Earlier this year, IMI called for feedback from those organisations taking their mediation training online. Luke Monahan, of the Mediation Foundation of Ireland, has compiled this list of handy tips and lessons learned when delivering their IMI Certified Mediator Training Program online. We hope this proves helpful and interesting to other organisations dealing with the same challenge.
Our IMI CMTP went online in June—we had led quite a bit of live online learning with a variety of groups over the previous months using the Zoom platform in particular. We at Mediation Foundation of Ireland just went for it and it has been a great journey for us and our participants. We wanted to share some learnings on the CMTP with our IMI colleagues:
- Mindset—it is vital that we challenged our ‘you can only do this training face-to-face’ mindset and instead explored how we could see ‘live online’ as a contribution. Yes, we really look forward to the day when we can safely work in person with our participants, but now, having had many months experience of live online, we will always have at least one component of the programme online.
- Practice, practice and then practice some more! As we constantly say to our participants on the CMTP, practice is the key—so too for facilitating online. You need to be really comfortable with the platform you use and convey that confidence and competence to your participants. For some participants we did a Zoom tech check session ahead of time so that they could get more at ease—worth offering if you have lots of people unsure.
- Materials ahead of time—after day one, we send the materials for day two so that participants could have some sense of where they were going, while not being slavish to handbooks or powerpoints. This allows them to be more interactive during plenary discussions, as they have had a look at some material and can situate the content. Key was sending the role-plays ahead also—this allowed for better preparation and deeper engagement with the practice sessions.
- Small group practice—the use of the breakout tool on Zoom is key—you can easily set up practice sessions live with maximum flexibility, to ensure different groupings for different learning experiences. Important also is the ability of the trainers to drop into the practice mediation sessions—we always have two of us at least online to do the coaching in the practice sessions.

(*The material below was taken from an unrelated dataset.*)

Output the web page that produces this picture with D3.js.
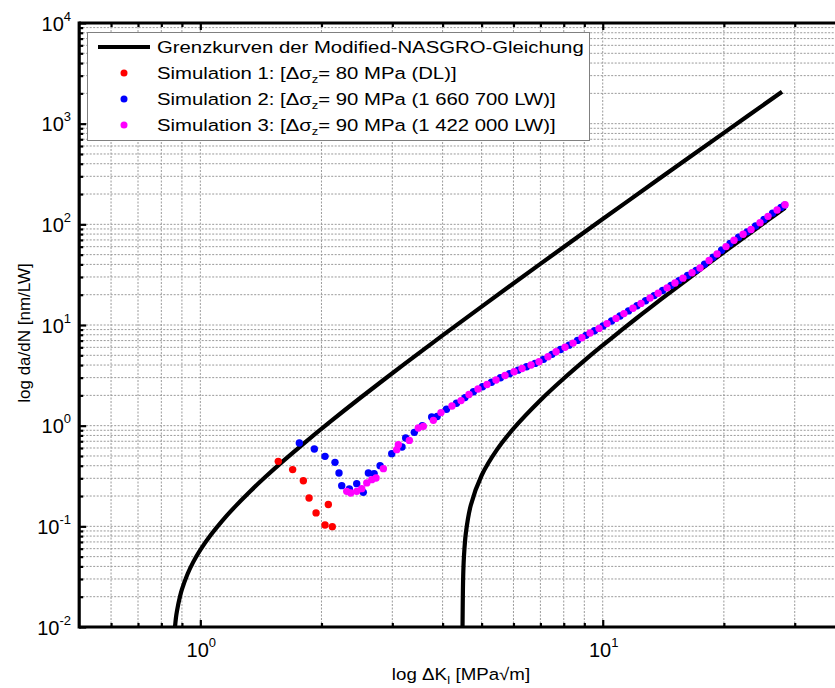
<!DOCTYPE html>
<html><head><meta charset="utf-8">
<script src="https://cdn.jsdelivr.net/npm/d3@7"></script>
<style>body{margin:0;background:#fff;} svg{display:block;font-family:Arial,"Liberation Sans",sans-serif;}</style>
</head><body><svg id="c" width="835" height="688"></svg>
<script>
// ---------- data ----------
const upperCurve = [[0.865,0.01],[0.87,0.01246],[0.875,0.01446],[0.89,0.02004],[0.90,0.0236],[0.93,0.0338],[0.96,0.0441],[1.0,0.0583],[1.06,0.0815],[1.132,0.1128],[1.22,0.157],[1.329,0.222],[1.45,0.3086],[1.6,0.439],[1.8,0.657],[2.1,1.09],[2.5,1.894],[3.2,4.04],[4.0,7.88],[5.16,16.69],[7.0,40.5],[10,112.8],[13.7,276.8],[20,809.6],[27.9,2075]];
const lowerCurve = [[4.4833,0.01],[4.5,0.0318],[4.52,0.0501],[4.57,0.0861],[4.7,0.1619],[5.0,0.32],[5.46,0.578],[6.0,0.9345],[7.0,1.789],[8.0,2.939],[9.0,4.425],[9.85,5.98],[11.17,8.98],[12.5,12.8],[14,18.15],[16,27.2],[18,38.66],[19.9,52],[22,69.8],[24,89.9],[26,113.3],[28.4,146.1]];
const sim1 = [[1.562,0.442],[1.696,0.366],[1.803,0.284],[1.863,0.191],[1.939,0.136],[2.041,0.103],[2.128,0.0993],[2.080,0.165]];
const sim2 = [[1.762,0.673],[1.920,0.587],[2.041,0.4956],[2.161,0.432],[2.211,0.339],[2.246,0.2536],[2.346,0.235],[2.447,0.2655],[2.541,0.2176],[2.616,0.339],[2.703,0.334],[2.797,0.4007],[2.99,0.527],[3.171,0.6144],[3.238,0.755],[3.402,0.858],[3.562,1.0],[3.758,1.22],
 [3.877,1.234],[4.09,1.455],[4.33,1.669],[4.547,1.90],[4.773,2.17],[5.026,2.437],[5.292,2.70],[5.57,2.99],[5.866,3.287],[6.16,3.56],[6.466,3.85],[6.788,4.157],[7.125,4.56],[7.48,5.11],[7.854,5.71],[8.247,6.31],[8.657,7.03],[9.087,7.89],[9.54,8.78],[10.02,9.77],[10.52,10.96],[11.04,12.29],[11.59,13.8],[12.17,15.51],[12.78,17.43],[13.42,19.59],[14.09,22.0],[14.78,24.73],[15.47,27.62],[16.25,31.04],[17.06,34.85],[17.91,40.1],[18.81,47.1],[19.74,55.25],[20.72,64.6],[21.76,74.4],[22.85,84.2],[23.98,96.1],[25.17,111.6],[26.43,129.1],[27.74,147.3],[28.3,155]];
const sim3 = [[2.311,0.2227],[2.364,0.2146],[2.447,0.2227],[2.518,0.2367],[2.592,0.27],[2.667,0.291],[2.733,0.3025],[2.85,0.374],[3.076,0.578],[3.105,0.648],[3.307,0.714],[3.481,0.949],[3.583,0.984],[3.794,1.129],
 [3.963,1.349],[4.22,1.569],[4.445,1.775],[4.652,2.037],[4.898,2.314],[5.158,2.566],[5.43,2.843],[5.717,3.152],[6.02,3.428],[6.302,3.70],[6.635,4.008],[6.945,4.311],[7.31,4.833],[7.655,5.42],[8.059,6.02],[8.44,6.61],[8.88,7.48],[9.30,8.33],[9.79,9.25],[10.25,10.32],[10.79,11.63],[11.29,12.98],[11.89,14.68],[12.45,16.39],[13.11,18.54],[13.73,20.69],[14.45,23.4],[15.12,26.13],[15.83,29.2],[16.67,33.0],[17.45,36.8],[18.38,43.7],[19.24,50.8],[20.25,60.1],[21.2,69.5],[22.33,79.7],[23.37,89.0],[24.6,103.7],[25.75,120.1],[27.12,138.7],[28.38,156.5]];
const xDomain = [0.5, 40];
const yDomain = [0.01, 10000];
const xMajorTicks = [1, 10];
const xMajorExp = ["0", "1"];
const xMinorTicks = [0.6,0.7,0.8,0.9,2,3,4,5,6,7,8,9,20,30];
const yMajorTicks = [0.01,0.1,1,10,100,1000,10000];
const yMajorExp = ["-2","-1","0","1","2","3","4"];
const yMinorTicks = [];
[0.01,0.1,1,10,100,1000].forEach(d=>{for(let k=2;k<=9;k++) yMinorTicks.push(+(d*k).toPrecision(3));});
const legendItems = [
  {type:"line", color:"#000", parts:[["Grenzkurven der Modified-NASGRO-Gleichung",""]]},
  {type:"dot", color:"#ff0000", parts:[["Simulation 1: [Δσ",""],["z","sub"],["= 80 MPa (DL)]",""]]},
  {type:"dot", color:"#0000ff", parts:[["Simulation 2: [Δσ",""],["z","sub"],["= 90 MPa (1 660 700 LW)]",""]]},
  {type:"dot", color:"#ff00ff", parts:[["Simulation 3: [Δσ",""],["z","sub"],["= 90 MPa (1 422 000 LW)]",""]]}
];

// ---------- layout ----------
const L = 79.2, R = 845, T = 23, B = 627;
const svg = d3.select("#c");
const x = d3.scaleLog().domain(xDomain).range([L, R]);
const y = d3.scaleLog().domain(yDomain).range([B, T]);

svg.append("defs").append("clipPath").attr("id","clip")
  .append("rect").attr("x",L).attr("y",T).attr("width",R-L).attr("height",B-T);

// grid
const grid = svg.append("g").attr("stroke","#9a9a9a").attr("stroke-width",1).attr("stroke-dasharray","2,1.5");
grid.selectAll("line.gx").data(xMajorTicks.concat(xMinorTicks)).join("line")
  .attr("x1",d=>x(d)).attr("x2",d=>x(d)).attr("y1",T).attr("y2",B);
grid.selectAll("line.gy").data(yMajorTicks.concat(yMinorTicks).filter(d=>d>yDomain[0]&&d<yDomain[1])).join("line")
  .attr("class","gy").attr("x1",L).attr("x2",R).attr("y1",d=>y(d)).attr("y2",d=>y(d));

// curves
const line = d3.line().x(d=>x(d[0])).y(d=>y(d[1])).curve(d3.curveCatmullRom.alpha(0.5));
const cg = svg.append("g").attr("clip-path","url(#clip)");
[upperCurve, lowerCurve].forEach(c=>{
  cg.append("path").attr("d",line(c)).attr("fill","none").attr("stroke","#000").attr("stroke-width",4.2);
});

// points
const pg = svg.append("g").attr("clip-path","url(#clip)");
[[sim1,"#ff0000"],[sim2,"#0000ff"],[sim3,"#ff00ff"]].forEach(([s,c])=>{
  pg.selectAll(null).data(s).join("circle").attr("cx",d=>x(d[0])).attr("cy",d=>y(d[1])).attr("r",3.7).attr("fill",c);
});

// axes (inward ticks)
function drawAxis(gen, pos, vals, size){
  const g = svg.append("g").attr("transform",pos).call(gen.tickValues(vals).tickSize(size).tickFormat(""));
  g.select(".domain").remove();
  g.selectAll(".tick line").attr("stroke","#000").attr("stroke-width",2.2);
}
drawAxis(d3.axisBottom(x), `translate(0,${B})`, xMajorTicks, -7);
drawAxis(d3.axisBottom(x), `translate(0,${B})`, xMinorTicks, -4);
drawAxis(d3.axisTop(x), `translate(0,${T})`, xMajorTicks, -7);
drawAxis(d3.axisTop(x), `translate(0,${T})`, xMinorTicks, -4);
drawAxis(d3.axisLeft(y), `translate(${L},0)`, yMajorTicks, -7);
drawAxis(d3.axisLeft(y), `translate(${L},0)`, yMinorTicks, -4);

svg.append("line").attr("x1",L).attr("x2",R).attr("y1",B).attr("y2",B).attr("stroke","#000").attr("stroke-width",3.2);
svg.append("line").attr("x1",L).attr("x2",R).attr("y1",T).attr("y2",T).attr("stroke","#000").attr("stroke-width",3.2);
svg.append("line").attr("x1",L).attr("x2",L).attr("y1",T-1.6).attr("y2",B+1.6).attr("stroke","#000").attr("stroke-width",3.2);

// tick labels
xMajorTicks.forEach((v,i)=>{
  const t = svg.append("text").attr("x",x(v)+1).attr("y",657).attr("text-anchor","middle").attr("font-size",20).attr("fill","#000");
  t.append("tspan").text("10");
  t.append("tspan").attr("font-size",13).attr("dy",-10).text(xMajorExp[i]);
});
yMajorTicks.forEach((v,i)=>{
  const t = svg.append("text").attr("x",71).attr("y",y(v)+7.5).attr("text-anchor","end").attr("font-size",20).attr("fill","#000");
  t.append("tspan").text("10");
  t.append("tspan").attr("font-size",13).attr("dy",-10).text(yMajorExp[i]);
});

// axis titles
const xt = svg.append("text").attr("transform","translate(461,680) scale(1.1,1)").attr("text-anchor","middle").attr("font-size",17);
xt.append("tspan").text("log ΔK");
xt.append("tspan").attr("font-size",11).attr("dy",4).text("I");
xt.append("tspan").attr("dy",-4).text(" [MPa√m]");
svg.append("text").attr("transform","translate(30,333) rotate(-90)").attr("text-anchor","middle").attr("font-size",17).text("log da/dN [nm/LW]");

// legend
const lg = svg.append("g");
lg.append("rect").attr("x",87.5).attr("y",32.5).attr("width",502).attr("height",108).attr("fill","#fff").attr("stroke","#808080").attr("stroke-width",1);
legendItems.forEach((it,i)=>{
  const cy = 47 + i*26;
  if(it.type==="line") lg.append("line").attr("x1",98).attr("x2",150).attr("y1",cy).attr("y2",cy).attr("stroke",it.color).attr("stroke-width",4.2);
  else lg.append("circle").attr("cx",124).attr("cy",cy).attr("r",3.5).attr("fill",it.color);
  const t = lg.append("text").attr("transform",`translate(157,${cy+6}) scale(1.175,1)`).attr("font-size",17.3);
  let shifted = false;
  it.parts.forEach(([s,k])=>{
    const ts = t.append("tspan").text(s);
    if(k==="sub"){ts.attr("font-size",11).attr("dy",4); shifted=true;}
    else if(shifted){ts.attr("dy",-4); shifted=false;}
  });
});
</script></body></html>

- Rapport—is it possible online? Yes, yes and yes again—it’s just different. We took our time to evolve this rapport—our initial introduction session got the participants into small groups quickly to meet each other with some reflective questions. We renewed the small groups quite often on the first day so that they got to engage with the full group in some depth. This really made a great difference as did our own introductions—personal and professional.
- Homework—we always find it useful to provide the participants with lots of material to reflect on and highlight. For each evening we provide a short video and/or brief article for them to review and we reflect on their responses as a way to check in at the start of each day.
- Journal—we ask participants to keep a learning journal throughout the programme. This is in addition to any notes they may be taking as the course progresses. The key elements of the journal are: what is striking me, what is challenging me, what am I learning, what insights am I gaining?
- Practice between formal sessions—this was our greatest learning—our groups became so comfortable with each other online that without too much prompting from us as trainers, they began to virtually meet between the formal sessions. The online format made this obviously so much easier than having to travel and meet. They then were able to formulate questions and reflections that they fed back to us for the formal sessions.
- Assessor comments and review—we asked our three external assessors to comment on any differences they noted in the final assessment videos from the face-to-face format. They saw no noteworthy differences, and were quite surprised at this outcome. It is early days, so we will be watching this carefully as we build on our learnings over time.
Summary—we love the face-to-face and very much look forward to returning to it, but we have learned that a very good learning experience can be had online—and even when face-to-face is available once more, we may always have an online component.